ときには、発生した障害対応で慌てるメンバーに向けて。
納品直前に出来上がっていない資料を目の前にした私に向けて。
「ダイジョウブ」は私にとって、おまじないの言葉。
心持ちは、大丈夫というよりも、ダイジョウブ。

これまでは、誰かを励ますよりも、私が私に向けて、まだいけるはずという願いをこめていることが多かった。

5月のおわりに、とつぜん、みかんが逝ってしまった。
衝動的に3日ほど会社を休み、家にずっといた。のこされたナナと、ふたり生活のはじまる。かなしい気持ちと同じくらい、ありがとうの気持ちがあったから、数時間パソコンに向き合って、写真から、動画にまとめていた

なんとかできあがったと、泥のように眠りについた。
翌朝、目覚めると、友人たちとのモーニングの集合時間をとっくに過ぎていた。一瞬、訳がわからなくなり、頭が真っ白になる。あ、これは、つんだな、と焦りつつ、LINEで連絡を取る。

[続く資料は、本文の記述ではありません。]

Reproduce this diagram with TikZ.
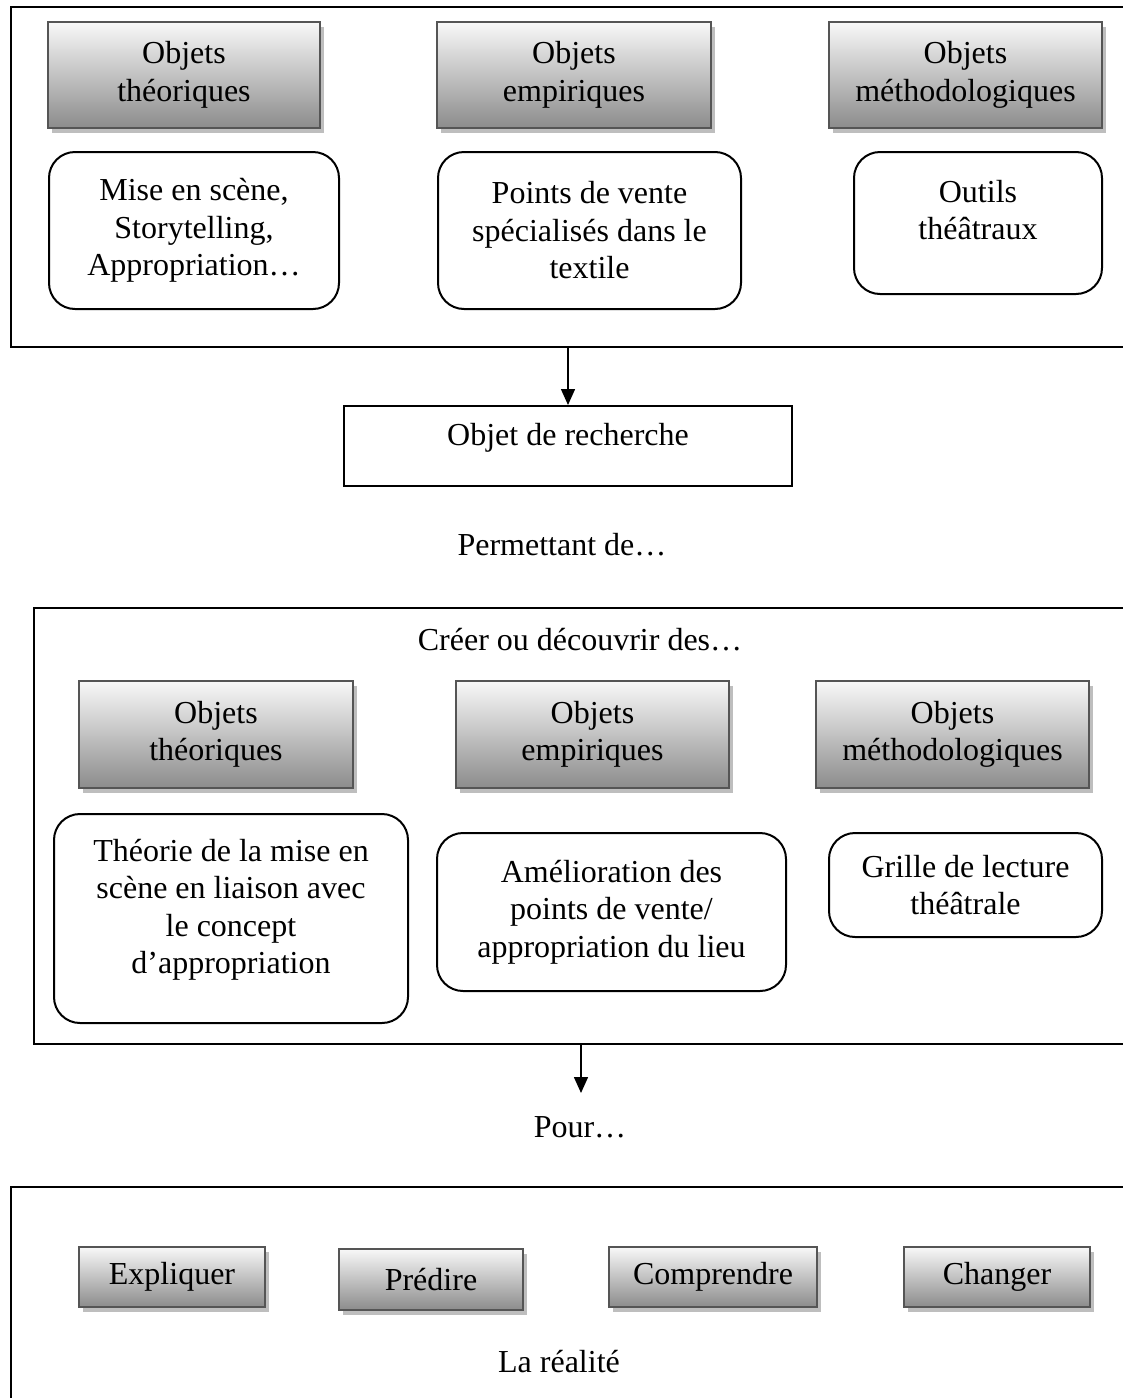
\documentclass[tikz,border=0pt]{standalone}
\usepackage{fontspec}
\setmainfont{Liberation Serif}
\usetikzlibrary{shadows,arrows.meta}
\definecolor{boxedge}{RGB}{85,85,85}
\definecolor{shadetop}{RGB}{248,248,248}
\definecolor{shadebot}{RGB}{140,140,140}
\definecolor{shadowgray}{RGB}{190,190,190}
\begin{document}
\begin{tikzpicture}[x=0.5pt,y=-0.5pt,
  every node/.style={font=\fontsize{16}{18.75}\selectfont, align=center, inner sep=0pt},
  frame/.style={draw, line width=1.1pt},
  graybox/.style={draw=boxedge, line width=1.2pt, top color=shadetop, bottom color=shadebot,
    drop shadow={shadow xshift=2pt, shadow yshift=-2.5pt, fill=shadowgray, opacity=1}},
  roundbox/.style={draw, line width=1pt, rounded corners=13pt},
  plainbox/.style={draw, line width=1pt},
  arr/.style={line width=0.75pt, -{Triangle[length=8pt,width=7pt]}}]
\useasboundingbox (0,0) rectangle (1123,1398);
\fill[white] (0,0) rectangle (1123,1398);
\clip (0,0) rectangle (1123,1398);

% ---------- top frame ----------
\node[frame, minimum width=564.65pt, minimum height=169.7pt] (F1) at (575.35,177) {};
\node[graybox, minimum width=136pt, minimum height=53pt] (T1) at (184,75) {Objets\\théoriques};
\node[graybox, minimum width=137pt, minimum height=53pt] (T2) at (574,75) {Objets\\empiriques};
\node[graybox, minimum width=136.5pt, minimum height=53pt] (T3) at (965.5,75) {Objets\\méthodologiques};
\node[roundbox, minimum width=145pt, minimum height=78.5pt] (R1) at (194,230.5) {Mise en scène,\\Storytelling,\\Appropriation…};
\node[roundbox, minimum width=151.5pt, minimum height=78.5pt] (R2) at (589.5,230.5) {Points de vente\\spécialisés dans le\\textile};
\node[roundbox, minimum width=124pt, minimum height=71pt] (R3) at (978,223) {};
\node (R3t) at (978,210) {Outils\\théâtraux};

% ---------- objet de recherche ----------
\node[plainbox, minimum width=224pt, minimum height=40pt] (rech) at (568,446) {};
\node (recht) at (568,438) {Objet de recherche};
\draw[arr] (F1.south -| rech.north) -- (rech.north);
\node (perm) at (562,545) {Permettant de…};

% ---------- middle frame ----------
\node[frame, minimum width=553pt, minimum height=218pt] (F2) at (587,826) {};
\node (creer) at (580,640) {Créer ou découvrir des…};
\node[graybox, minimum width=137pt, minimum height=53.5pt] (M1) at (216,734.5) {Objets\\théoriques};
\node[graybox, minimum width=136.5pt, minimum height=53.5pt] (M2) at (592.5,734.5) {Objets\\empiriques};
\node[graybox, minimum width=136.5pt, minimum height=53.5pt] (M3) at (952.5,734.5) {Objets\\méthodologiques};
\node[roundbox, minimum width=177pt, minimum height=104.5pt] (MR1) at (231,918.5) {};
\node (MR1t) at (231,910) {Théorie de la mise en\\scène en liaison avec\\le concept\\d’appropriation};
\node[roundbox, minimum width=174.5pt, minimum height=79pt] (MR2) at (611.5,912) {Amélioration des\\points de vente/\\appropriation du lieu};
\node[roundbox, minimum width=136.5pt, minimum height=52pt] (MR3) at (965.5,885) {Grille de lecture\\théâtrale};

% ---------- pour ----------
\coordinate (tip2) at (581,1093);
\draw[arr] (F2.south -| tip2) -- (tip2);
\node (pour) at (580,1127) {Pour…};

% ---------- bottom frame ----------
\node[frame, minimum width=564.5pt, minimum height=116.5pt] (F3) at (575.5,1303.5) {};
\node[graybox, minimum width=93pt, minimum height=30pt] (B1) at (172,1277) {Expliquer};
\node[graybox, minimum width=92pt, minimum height=30.5pt] (B2) at (431,1279.5) {Prédire};
\node[graybox, minimum width=104pt, minimum height=30pt] (B3) at (713,1277) {Comprendre};
\node[graybox, minimum width=93pt, minimum height=30pt] (B4) at (997,1277) {Changer};
\node (real) at (559,1362) {La réalité};
\end{tikzpicture}
\end{document}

家を出て、約束の場所へといそぐ。通勤電車の時間帯に重なっている。悲しみに暮れて眠りについたはずが、目覚ましにも気づかないほど深く眠ってしまうわたしにびっくりした。
みんながエレベータホールに出てきたところに、ようやく合流。
寝坊した申し訳なさで、みんなの顔を見回した。「なんかあったかと!」「とにかく無事でよかったよー」との声かけに、鼻の奥がツーンときた。自然とハグをして、堰を切ったように泣いた。背中をとんとんされて、魔法の言葉をかけてもらった。

ほんの一瞬だったけれど、とても大きなダイジョウブをもらったんだ。

最期の散歩となったみかんとナナ。
ダイジョウブのかたまりでしかなかったんだよなぁ。